Fort habilement, Omar Porras n’a pas versé dans la contextualisation multimedia à la mode mais a opté pour le conte onirique en se calant sur la partition originale – avec une efficace version resserrée due à Marco Sabbatini – composée également, avec son dénouement, comme un voyage initiatique.

Ce voyage est celui de Melchior, issu d’une famille aisée et relativement progressiste, enfant doué et « en avance » par rapport aux autres collégiens notamment son ami Moritz, le cancre de la classe qui est travaillé autant par le risque de redoublement qui décevrait ses parents modestes qui se sacrifient pour ses études que par ses poussées d’hormones, et la jolie Wendla qu’il va séduire et engrosser en toute innocence partagée. Difficile pour lui de survivre, jeté en maison de correction après le suicide du premier et la mort de la seconde victime d’une faiseuse d’anges.

Avec la scénographe Amélie Kiritzé-Topor, qui a conçu un décor de no man’s land intemporel pour adolescents en forme d’arrière cour terreuse sur fond d’obscure forêt, les créations lumières qui donnent parfois l’illusion du noir et blanc de Mathias Roche et la costumière Irène Schlatter, il parvient à un juste équilibre entre le fond, non exempt de symbolisme, et la forme.
Certes, Omar Porras a du métier et connaît la musique. Aussi parfois joue-t-il sur du velours quand il insère un extrait de « Riders on the storm » des Doors ou fait graffiter « Le cri » de Munch sur le mur qui sera éclaboussé du sang du suicidé. Mais l’ensemble est de belle facture et l’enchantement, même noir, fonctionne bien.
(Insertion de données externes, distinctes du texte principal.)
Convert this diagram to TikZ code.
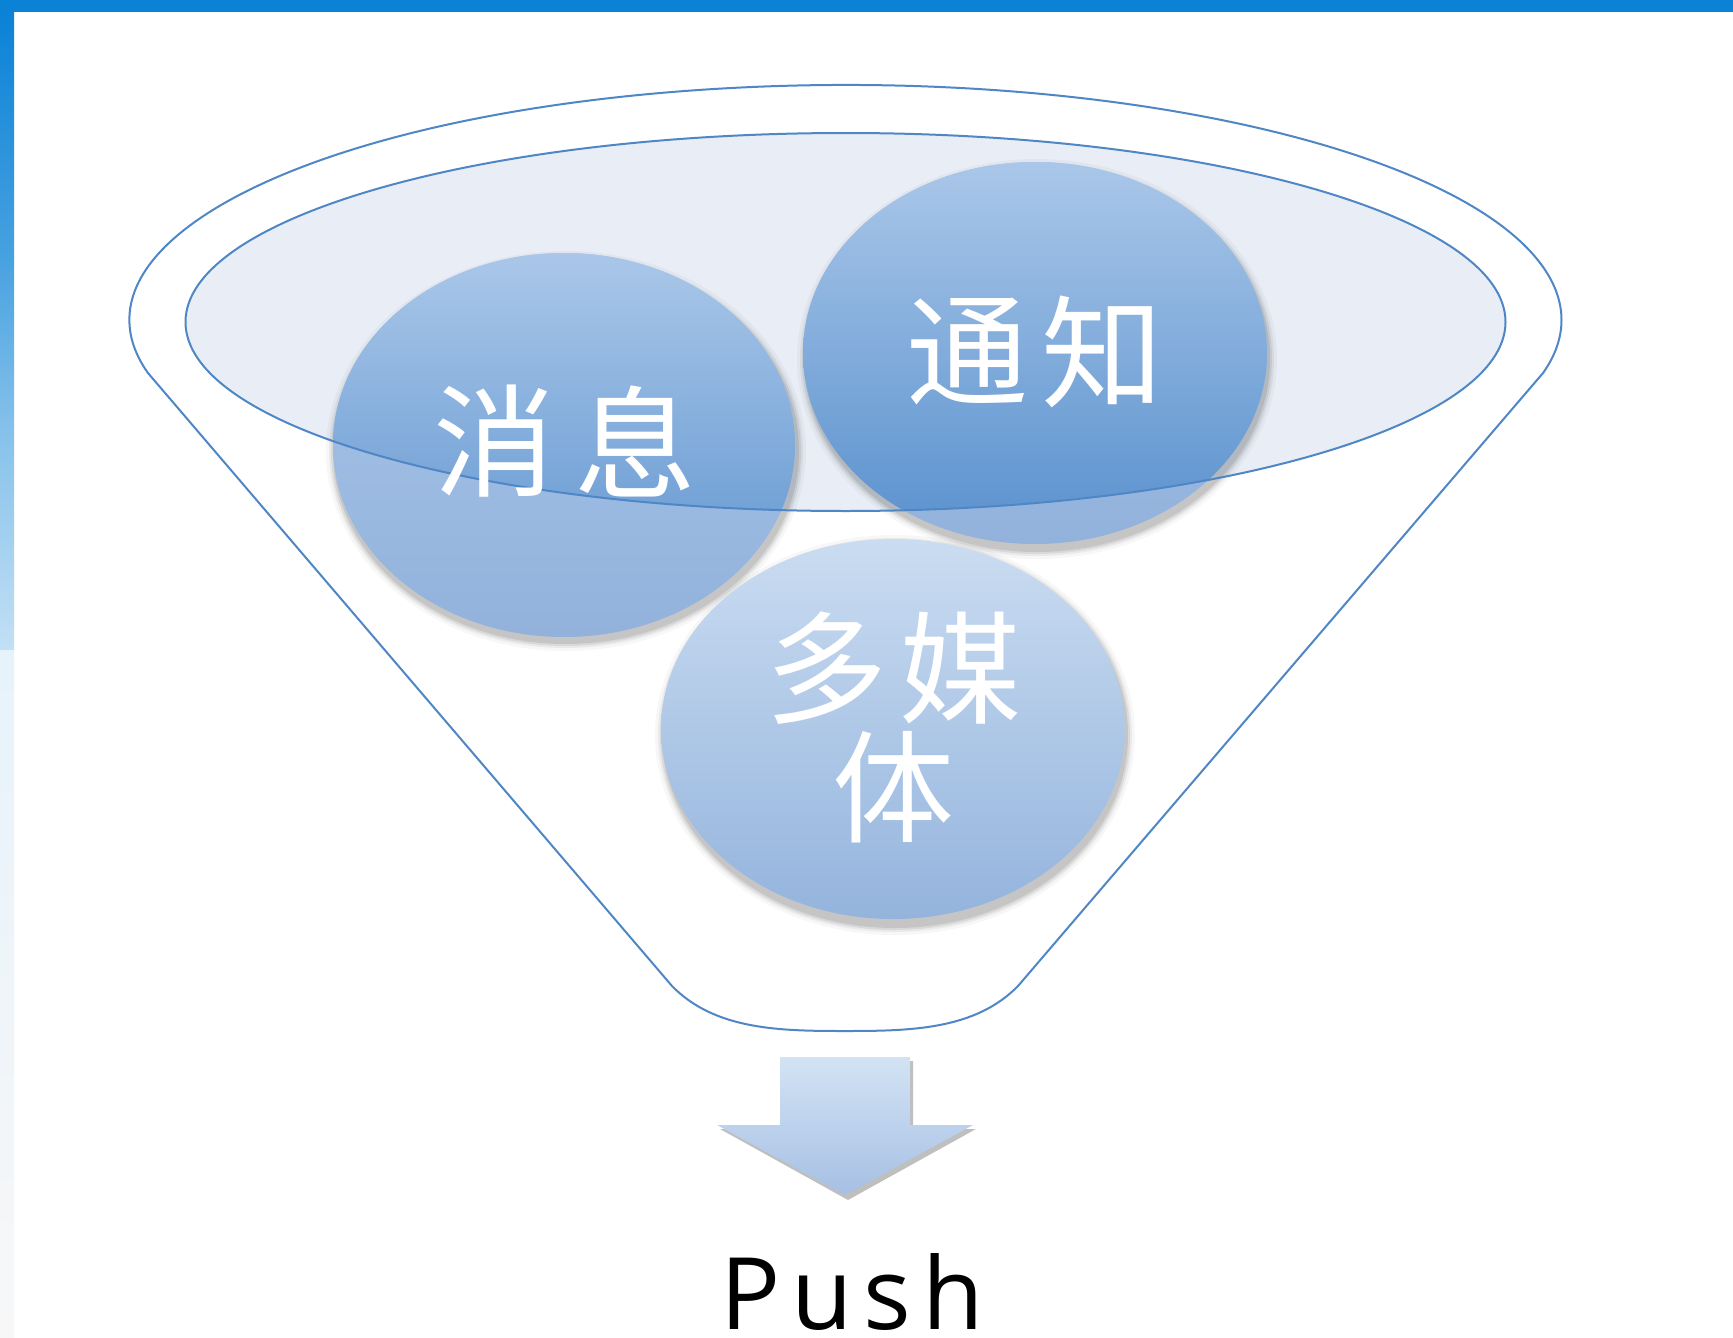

Il signe une mise en scène au cordeau et dirige parfaitement une troupe de comédiens, la plupart jeunes tant par l’âge que par leur parcours artistique qui, loin de toute posture ou affectation, réussissent totalement à camper aussi bien les enfants avec leurs attributs enfantins, la poupée de chiffon, le cheval à bascule, le cartable d’écolier, mais déjà trop grands pour leur costume d’enfant et les archétypes adultes.